==== Dataset content
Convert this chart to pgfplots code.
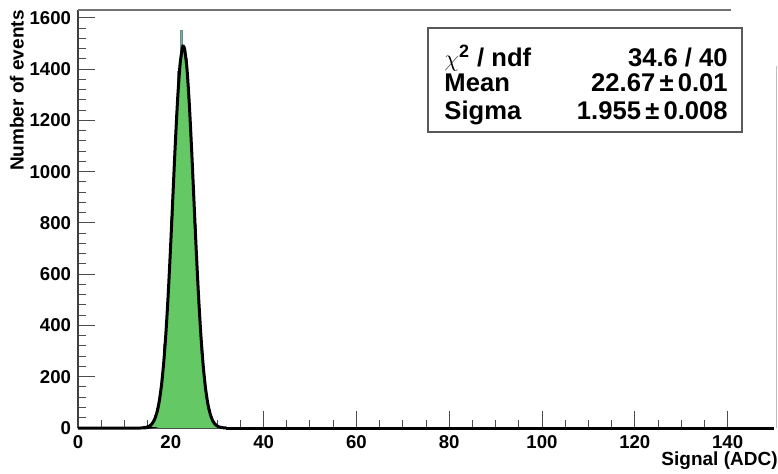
========
==== Dataset content
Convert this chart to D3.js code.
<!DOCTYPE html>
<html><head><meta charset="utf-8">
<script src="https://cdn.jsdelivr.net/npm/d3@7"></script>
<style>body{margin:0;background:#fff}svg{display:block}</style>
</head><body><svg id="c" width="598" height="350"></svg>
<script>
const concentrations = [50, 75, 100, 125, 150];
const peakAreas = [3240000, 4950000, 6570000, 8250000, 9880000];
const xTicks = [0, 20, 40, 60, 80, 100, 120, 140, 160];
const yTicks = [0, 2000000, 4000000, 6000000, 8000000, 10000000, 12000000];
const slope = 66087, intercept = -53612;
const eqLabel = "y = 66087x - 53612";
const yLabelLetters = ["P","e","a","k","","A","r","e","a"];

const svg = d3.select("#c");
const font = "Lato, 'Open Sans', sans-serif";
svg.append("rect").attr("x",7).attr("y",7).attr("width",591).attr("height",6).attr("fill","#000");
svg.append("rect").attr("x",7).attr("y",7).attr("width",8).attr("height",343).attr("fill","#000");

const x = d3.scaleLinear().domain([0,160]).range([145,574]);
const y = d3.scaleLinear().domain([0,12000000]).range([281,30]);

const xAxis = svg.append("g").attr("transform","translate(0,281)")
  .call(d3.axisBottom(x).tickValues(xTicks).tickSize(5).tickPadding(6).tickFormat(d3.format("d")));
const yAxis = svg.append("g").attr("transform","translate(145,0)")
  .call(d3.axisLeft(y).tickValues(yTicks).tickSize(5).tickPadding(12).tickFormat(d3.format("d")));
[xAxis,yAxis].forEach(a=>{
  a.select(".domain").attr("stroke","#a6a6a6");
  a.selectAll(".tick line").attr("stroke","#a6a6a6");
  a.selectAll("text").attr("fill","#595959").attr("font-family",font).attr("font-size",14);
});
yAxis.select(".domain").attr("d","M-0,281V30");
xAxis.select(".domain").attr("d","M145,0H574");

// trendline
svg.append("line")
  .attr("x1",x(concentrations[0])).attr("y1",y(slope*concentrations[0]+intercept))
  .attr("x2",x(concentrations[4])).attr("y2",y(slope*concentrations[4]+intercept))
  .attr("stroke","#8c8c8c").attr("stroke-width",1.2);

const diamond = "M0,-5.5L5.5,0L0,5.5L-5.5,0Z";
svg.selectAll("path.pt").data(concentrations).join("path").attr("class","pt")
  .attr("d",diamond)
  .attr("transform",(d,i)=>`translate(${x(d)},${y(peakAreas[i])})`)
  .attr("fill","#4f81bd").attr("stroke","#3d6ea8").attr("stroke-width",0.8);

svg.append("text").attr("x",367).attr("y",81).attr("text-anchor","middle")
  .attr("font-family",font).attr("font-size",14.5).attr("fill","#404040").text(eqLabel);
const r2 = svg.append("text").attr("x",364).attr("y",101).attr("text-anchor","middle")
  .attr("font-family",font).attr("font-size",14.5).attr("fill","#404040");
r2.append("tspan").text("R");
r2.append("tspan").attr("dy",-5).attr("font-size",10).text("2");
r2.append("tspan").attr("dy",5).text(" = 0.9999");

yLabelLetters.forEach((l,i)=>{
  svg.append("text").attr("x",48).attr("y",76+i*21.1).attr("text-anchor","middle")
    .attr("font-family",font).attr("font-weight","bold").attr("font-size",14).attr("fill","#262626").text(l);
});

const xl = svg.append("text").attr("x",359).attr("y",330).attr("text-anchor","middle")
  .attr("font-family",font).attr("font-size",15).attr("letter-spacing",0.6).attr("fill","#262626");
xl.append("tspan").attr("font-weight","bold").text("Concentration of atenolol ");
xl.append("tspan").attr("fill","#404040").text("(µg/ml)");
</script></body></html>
========
==== Dataset content
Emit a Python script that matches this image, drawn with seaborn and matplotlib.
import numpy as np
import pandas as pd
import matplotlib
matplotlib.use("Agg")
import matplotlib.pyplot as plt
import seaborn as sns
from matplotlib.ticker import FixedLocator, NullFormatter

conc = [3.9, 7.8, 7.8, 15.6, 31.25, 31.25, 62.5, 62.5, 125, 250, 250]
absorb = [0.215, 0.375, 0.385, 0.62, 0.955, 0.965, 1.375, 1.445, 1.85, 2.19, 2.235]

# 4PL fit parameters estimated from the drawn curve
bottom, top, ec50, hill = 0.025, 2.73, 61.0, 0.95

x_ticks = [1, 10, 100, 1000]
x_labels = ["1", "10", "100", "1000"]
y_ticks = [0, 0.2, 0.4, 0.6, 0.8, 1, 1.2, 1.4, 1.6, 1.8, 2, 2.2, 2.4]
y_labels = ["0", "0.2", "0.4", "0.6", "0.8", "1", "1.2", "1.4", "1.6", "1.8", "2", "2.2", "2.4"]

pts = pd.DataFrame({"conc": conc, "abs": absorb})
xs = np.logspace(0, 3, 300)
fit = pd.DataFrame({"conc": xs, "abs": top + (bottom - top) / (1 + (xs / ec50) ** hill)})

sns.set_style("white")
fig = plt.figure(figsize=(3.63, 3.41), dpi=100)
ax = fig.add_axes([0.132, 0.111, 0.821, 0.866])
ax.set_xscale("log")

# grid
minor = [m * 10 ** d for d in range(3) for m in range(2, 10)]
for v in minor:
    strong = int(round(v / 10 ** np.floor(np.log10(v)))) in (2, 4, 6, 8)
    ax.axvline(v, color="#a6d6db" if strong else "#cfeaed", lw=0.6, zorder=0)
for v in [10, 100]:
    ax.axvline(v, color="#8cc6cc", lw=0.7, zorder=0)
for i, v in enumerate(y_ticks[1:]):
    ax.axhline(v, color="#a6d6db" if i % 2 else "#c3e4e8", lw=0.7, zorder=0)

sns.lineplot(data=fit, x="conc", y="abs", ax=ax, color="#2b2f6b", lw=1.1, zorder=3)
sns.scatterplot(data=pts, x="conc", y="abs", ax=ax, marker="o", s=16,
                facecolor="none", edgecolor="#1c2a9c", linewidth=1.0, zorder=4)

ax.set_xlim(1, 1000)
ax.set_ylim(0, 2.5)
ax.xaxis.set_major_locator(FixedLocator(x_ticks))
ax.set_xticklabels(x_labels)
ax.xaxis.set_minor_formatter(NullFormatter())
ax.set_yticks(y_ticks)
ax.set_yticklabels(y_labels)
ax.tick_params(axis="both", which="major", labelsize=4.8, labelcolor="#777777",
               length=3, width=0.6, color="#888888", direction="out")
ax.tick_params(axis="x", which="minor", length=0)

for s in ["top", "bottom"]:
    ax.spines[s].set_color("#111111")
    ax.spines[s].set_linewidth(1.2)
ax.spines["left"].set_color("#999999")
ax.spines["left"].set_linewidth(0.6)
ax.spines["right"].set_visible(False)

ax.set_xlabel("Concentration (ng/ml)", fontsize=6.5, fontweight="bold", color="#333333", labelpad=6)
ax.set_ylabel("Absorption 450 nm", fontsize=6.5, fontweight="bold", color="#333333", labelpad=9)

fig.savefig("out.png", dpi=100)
========
Using the material above, gather every line that includes "script".

▶ **Written answer**
<script src="https://cdn.jsdelivr.net/npm/d3@7"></script>
<script>
</script></body></html>
Emit a Python script that matches this image, drawn with seaborn and matplotlib.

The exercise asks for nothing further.